3. Conclusion.

Duras, à partir du Square, a une façon bien à elle de gérer l’information romanesque, laissant en général le soin aux personnages d’en fournir la plus grande partie. Le procédé désagrège en quelque sorte la vision unitaire sur le monde et implique de la part du lecteur un mécanisme de grande reconstruction pour obtenir un savoir que d’autres inférences viendront déconstruire. La manière d’envisager l’étude de la gestion de ce contenu informationnel peut, comme pour les conversations authentiques, se faire à la lumière des « maximes conversationnelles » et des règles de politesse à condition de reformuler celles-ci en tenant compte de la spécificité du discours romanesque. Le principe de pertinence doit par exemple être revu en fonction de critères comme le sujet du roman, la place de l’information au sein du roman. Certains théoriciens nous avaient précédée dans cette voie, mais Pratt avait plutôt tenté, selon Lane-Mercier, de donner ainsi un statut pragmatique à la fiction romanesque et Maingueneau avait ouvert la piste, mais sans l’approfondir. Utiliser ces lois pour traiter de l’information romanesque permet d’envisager l’information sous le double aspect de quantité et de qualité préconisé par Todorov et de réarticuler par rapport à elles les deux manières dont la narratologie avait traité le problème, à savoir l’examen du statut du narrateur et surtout du focalisateur. Quant au troisième axe défini par Todorov, celui des sources, c’est la répartition des informations entre narrateur et personnages qui a permis de l’aborder.

Nous avons vu que le texte durassien était très transgressif par rapport à ces lois au point qu’on pourrait presque affirmer que Duras donne les informations qui habituellement sont tues dans un roman et tait ce qui habituellement est dit. Elle fait preuve d’une exhaustivité excessive par rapport à certains scripts, décompose le mouvement en une infinité de micro-actions, place entre l’inaccompli et l’accompli d’une action une série d’observations, mais tait la plupart des renseignements concernant le cadre spatio-temporel englobant, concernant l’identité du personnage, sa psychologie, son avenir et même son passé, qui ne fait le plus souvent l’objet que d’une reconstitution fragmentaire laissée à la mémoire.

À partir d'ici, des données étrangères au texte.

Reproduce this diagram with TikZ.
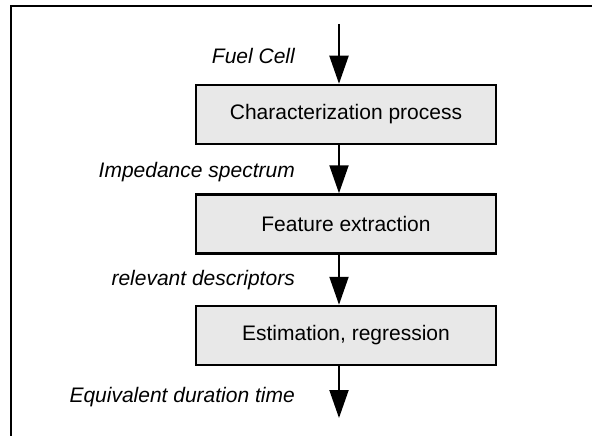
\documentclass[tikz,border=0pt]{standalone}
\usepackage{fontspec}
\setmainfont{Liberation Sans}
\usepackage{tikz}
\usetikzlibrary{positioning,arrows.meta}

\tikzset{
    stagebox/.style={draw=black, line width=2.5pt, fill=gray!18, minimum width=300pt, minimum height=59pt, inner sep=0pt},
    flow/.style={line width=2pt, -{Triangle[length=28pt, width=19pt]}},
    flowlabel/.style={anchor=east, inner sep=0pt, font=\fontsize{21}{25}\selectfont\itshape}
}

\begin{document}
\begin{tikzpicture}[x=1pt, y=-1pt, node distance=48pt, font=\fontsize{21}{25}\selectfont]
        \useasboundingbox (0,0) rectangle (592,436);

        % Frame (only top and left edges are visible)
        \draw[line width=2pt] (11,436) -- (11,6) -- (592,6);

        % Processing stages
        \node[stagebox] (charact) at (346,114.5) {Characterization process};
        \node[stagebox, below=of charact] (feature) {Feature extraction};
        \node[stagebox, below=50pt of feature] (estim) {Estimation, regression};

        % Free ends of the flow
        \coordinate (cellin) at (339,24);
        \coordinate (timeout) at (339,418);

        % Flow arrows
        \draw[flow] (cellin) -- (cellin |- charact.north);
        \draw[flow] (charact.south -| cellin) -- (feature.north -| cellin);
        \draw[flow] (feature.south -| cellin) -- (estim.north -| cellin);
        \draw[flow] (estim.south -| cellin) -- (timeout);

        % Labels of the data passed along
        \node[flowlabel] (lblcell) at (295,56) {Fuel Cell};
        \node[flowlabel] (lblspec) at (295,172) {Impedance spectrum};
        \node[flowlabel] (lbldesc) at (295,280) {relevant descriptors};
        \node[flowlabel] (lbltime) at (295,397) {Equivalent duration time};
    \end{tikzpicture}
\end{document}
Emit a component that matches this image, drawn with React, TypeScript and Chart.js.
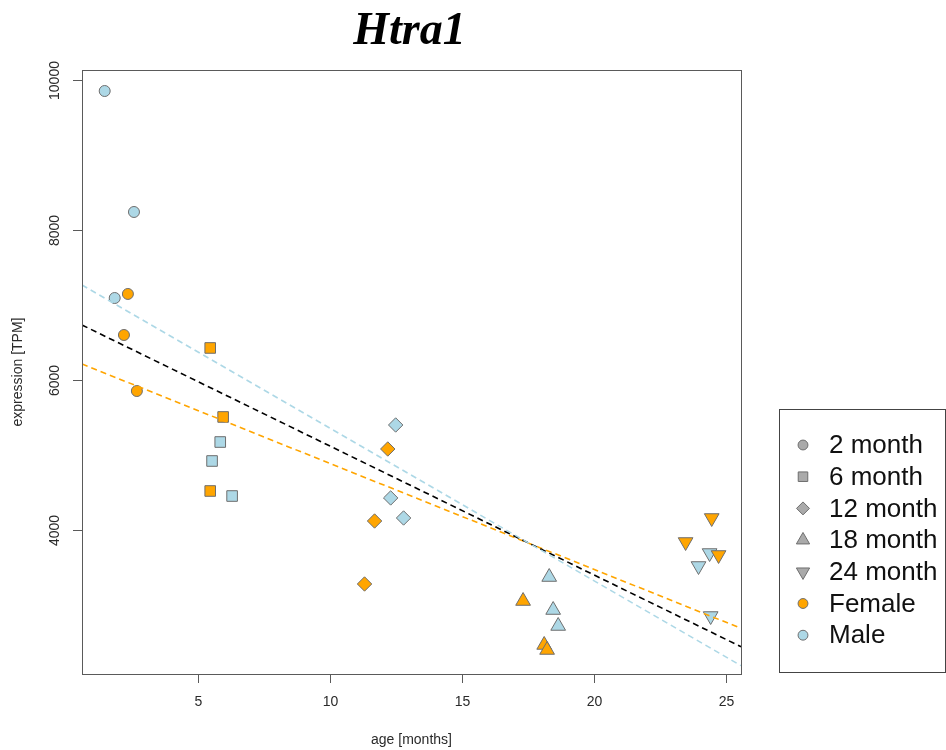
import React, { useEffect, useRef } from "react";
import { Chart, registerables } from "chart.js";
Chart.register(...registerables);

// ---- data (age in months, expression in TPM) ----
const female2x = [2.34, 2.19, 2.68];
const female2y = [7147, 6600, 5853];
const male2x = [1.46, 2.57, 1.84];
const male2y = [9853, 8240, 7093];

const female6x = [5.46, 5.95, 5.46];
const female6y = [6427, 5507, 4520];
const male6x = [5.84, 5.53, 6.29];
const male6y = [5173, 4920, 4453];

const female12x = [12.19, 11.69, 11.31];
const female12y = [5080, 4120, 3280];
const male12x = [12.49, 12.3, 12.79];
const male12y = [5400, 4427, 4160];

const female18x = [17.32, 18.12, 18.23];
const female18y = [3053, 2467, 2400];
const male18x = [18.31, 18.46, 18.65];
const male18y = [3373, 2933, 2720];

const female24x = [24.47, 23.48, 24.73];
const female24y = [4160, 3840, 3667];
const male24x = [24.39, 23.97, 24.43];
const male24y = [3693, 3520, 2853];

// regression lines: values at left and right limits of the x range
const xLimits = [0.6, 25.58];
const yLimits = [2080, 10133];
const fitAllY = [6733, 2444];
const fitMaleY = [7267, 2191];
const fitFemaleY = [6213, 2689];

const xTicks = [5, 10, 15, 20, 25];
const yTicks = [4000, 6000, 8000, 10000];
const legendLabels = ["2 month", "6 month", "12 month", "18 month", "24 month", "Female", "Male"];

const FEMALE = "#FFA500";
const MALE = "#ADD8E6";
const EDGE = "#6e6e6e";

const zip = (xs: number[], ys: number[]) => xs.map((x, i) => ({ x, y: ys[i] }));

type Shape = { style: string; radius: number; rotation: number };
const shapes: Shape[] = [
  { style: "circle", radius: 5.5, rotation: 0 },
  { style: "rect", radius: 7.5, rotation: 0 },
  { style: "rectRot", radius: 7.2, rotation: 0 },
  { style: "triangle", radius: 8.5, rotation: 0 },
  { style: "triangle", radius: 8.5, rotation: 180 },
];

const groups = [
  [female2x, female2y, male2x, male2y],
  [female6x, female6y, male6x, male6y],
  [female12x, female12y, male12x, male12y],
  [female18x, female18y, male18x, male18y],
  [female24x, female24y, male24x, male24y],
];

function drawShape(ctx: CanvasRenderingContext2D, s: Shape, x: number, y: number) {
  const r = s.radius;
  ctx.beginPath();
  if (s.style === "circle") {
    ctx.arc(x, y, r, 0, Math.PI * 2);
  } else if (s.style === "rect") {
    const h = Math.SQRT1_2 * r;
    ctx.rect(x - h, y - h, 2 * h, 2 * h);
  } else if (s.style === "rectRot") {
    ctx.moveTo(x, y - r);
    ctx.lineTo(x + r, y);
    ctx.lineTo(x, y + r);
    ctx.lineTo(x - r, y);
    ctx.closePath();
  } else {
    const dir = s.rotation === 180 ? -1 : 1;
    const w = (Math.sqrt(3) / 2) * r;
    ctx.moveTo(x, y - dir * r);
    ctx.lineTo(x + w, y + (dir * r) / 2);
    ctx.lineTo(x - w, y + (dir * r) / 2);
    ctx.closePath();
  }
  ctx.fill();
  ctx.stroke();
}

const decor = {
  id: "rdecor",
  afterDraw(chart: any) {
    const ctx = chart.ctx as CanvasRenderingContext2D;
    const a = chart.chartArea;
    const xs = chart.scales.x;
    const ys = chart.scales.y;
    ctx.save();
    // plot box
    ctx.strokeStyle = "#5a5a5a";
    ctx.lineWidth = 1;
    ctx.strokeRect(Math.round(a.left) + 0.5, Math.round(a.top) + 0.5, Math.round(a.right - a.left), Math.round(a.bottom - a.top));

    ctx.fillStyle = "#2a2a2a";
    ctx.font = '14px "Liberation Sans", Arial, sans-serif';
    ctx.textAlign = "center";
    ctx.textBaseline = "middle";
    // x ticks
    xTicks.forEach((v) => {
      const px = Math.round(xs.getPixelForValue(v)) + 0.5;
      ctx.beginPath();
      ctx.moveTo(px, a.bottom);
      ctx.lineTo(px, a.bottom + 9);
      ctx.stroke();
      ctx.fillText(String(v), px, a.bottom + 28);
    });
    // y ticks
    yTicks.forEach((v) => {
      const py = Math.round(ys.getPixelForValue(v)) + 0.5;
      ctx.beginPath();
      ctx.moveTo(a.left, py);
      ctx.lineTo(a.left - 9, py);
      ctx.stroke();
      ctx.save();
      ctx.translate(a.left - 27, py);
      ctx.rotate(-Math.PI / 2);
      ctx.fillText(String(v), 0, 0);
      ctx.restore();
    });
    // axis titles
    const cx = (a.left + a.right) / 2;
    const cy = (a.top + a.bottom) / 2;
    ctx.fillText("age [months]", cx, 740);
    ctx.save();
    ctx.translate(18, cy);
    ctx.rotate(-Math.PI / 2);
    ctx.fillText("expression [TPM]", 0, 0);
    ctx.restore();

    // title
    ctx.fillStyle = "#000";
    ctx.font = 'italic bold 46px "Liberation Serif", "Times New Roman", serif';
    ctx.textBaseline = "alphabetic";
    ctx.fillText("Htra1", cx - 2, 44);

    // legend
    const lx = 779.5, ly = 409.5, lw = 166, lh = 263;
    ctx.strokeStyle = "#444";
    ctx.strokeRect(lx, ly, lw, lh);
    ctx.font = '26px "Liberation Sans", Arial, sans-serif';
    ctx.textAlign = "left";
    ctx.textBaseline = "middle";
    legendLabels.forEach((lab, i) => {
      const y = 445 + i * 31.7;
      const sx = 803;
      let fill = "#AAAAAA";
      let shape = shapes[0];
      if (i < 5) shape = shapes[i];
      if (i === 5) fill = FEMALE;
      if (i === 6) fill = MALE;
      ctx.fillStyle = fill;
      ctx.strokeStyle = EDGE;
      ctx.lineWidth = 1;
      drawShape(ctx, { ...shape, radius: shape.radius * 0.9 }, sx, y);
      ctx.fillStyle = "#111";
      ctx.fillText(lab, 829, y + 1);
    });
    ctx.restore();
  },
};

export default function App() {
  const ref = useRef<HTMLCanvasElement>(null);
  useEffect(() => {
    document.body.style.margin = "0";
    const pointSets: any[] = [];
    groups.forEach((g, gi) => {
      const sh = shapes[gi];
      [
        [g[0], g[1], FEMALE],
        [g[2], g[3], MALE],
      ].forEach(([xs, ysv, col]: any) => {
        pointSets.push({
          type: "scatter",
          data: zip(xs, ysv),
          backgroundColor: col,
          borderColor: EDGE,
          borderWidth: 1,
          pointStyle: sh.style,
          pointRadius: sh.radius,
          rotation: sh.rotation,
          order: 2,
        });
      });
    });
    const lineSet = (ysv: number[], col: string) => ({
      type: "line",
      data: zip(xLimits, ysv),
      borderColor: col,
      borderWidth: 1.6,
      borderDash: [6, 4],
      pointRadius: 0,
      fill: false,
      order: 1,
    });
    const chart = new Chart(ref.current!, {
      type: "scatter",
      data: {
        datasets: [
          lineSet(fitMaleY, MALE),
          lineSet(fitAllY, "#000000"),
          lineSet(fitFemaleY, FEMALE),
          ...pointSets,
        ],
      } as any,
      options: {
        responsive: false,
        animation: false,
        devicePixelRatio: 1,
        layout: { padding: { left: 82, top: 70, right: 205, bottom: 76 } },
        plugins: { legend: { display: false }, tooltip: { enabled: false }, title: { display: false } },
        scales: {
          x: { type: "linear", min: xLimits[0], max: xLimits[1], display: false },
          y: { type: "linear", min: yLimits[0], max: yLimits[1], display: false },
        },
      } as any,
      plugins: [decor],
    });
    return () => chart.destroy();
  }, []);
  return (
    <div style={{ width: 946, height: 750, background: "#fff" }}>
      <canvas ref={ref} width={946} height={750} style={{ display: "block" }} />
    </div>
  );
}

Ainsi, l’abondance des transgressions place le texte durassien beaucoup plus dans l’implicite que dans le dit. Toute transgression communicationnelle, comme l’a remarquablement développé Kerbrat-Orecchioni dans L’implicite, amène des sous-entendus. Ceux-ci, dans le cadre romanesque, relèvent à la fois du diégétique et du statut global de la fiction. En fait, par cette façon de gérer l’information littéraire, Duras exige un travail interprétatif intense de la part de son lecteur qui doit reconstruire tout l'univers fictionnel dans la mesure où à l'exception de quelques indicateurs extérieurs, rien ne lui est fournit directement, à la manière de ce que Balzac, par exemple, pouvait faire. Mais Duras pousse le jeu plus loin : non seulement elle ne guide pas le mécanisme inférentiel, mais elle incorpore au sein de sa gestion un système de réévaluation rétrospective des inférences qui complexifie encore le travail du lecteur et casse ainsi toute idée de savoir constitué. L’acte fictionnel durassien, bien qu'il joue en permanence sur l’aspect valorisant du fait de « pouvoir comprendre Duras », est potentiellement menaçant pour la face positive du lecteur. En fait, il crée une classe de lecteurs qualifiés de durassiens, et à propos desquels Mertens (1989 : 111) a cette phrase assassine : « l’heure est soudain venue de lire Duras en dépit des durassiens », mais donne à entendre que l’auteur se moque en quelque sorte de son lecteur en ne répondant à aucune de ses attentes. La gestion de la politesse a aussi un rôle de provocation généralisée d’une part, par le non-ménagement des faces de l’auteur tel qu’il s’inscrit dans le roman et d’autre part, par la politesse représentée où la transgression opérée par les personnages rejaillit au niveau de la macrocommunication par une forme de transgression à la loi de décence. Nous retrouverons le problème de la gestion de l’information dans les deux chapitres suivants, d’abord dans celui qui traite de la stéréotypie, que nous avons choisi de dégager du chapitre strict de la gestion de l'information parce qu’il participe de manière plus globale encore à la communication entre l’auteur et le lecteur inscrits qu’à la gestion, relativement restreinte, du contenu informationnel, et ensuite dans le chapitre consacré aux normes, lesquelles traitent beaucoup plus de l’information idéologique.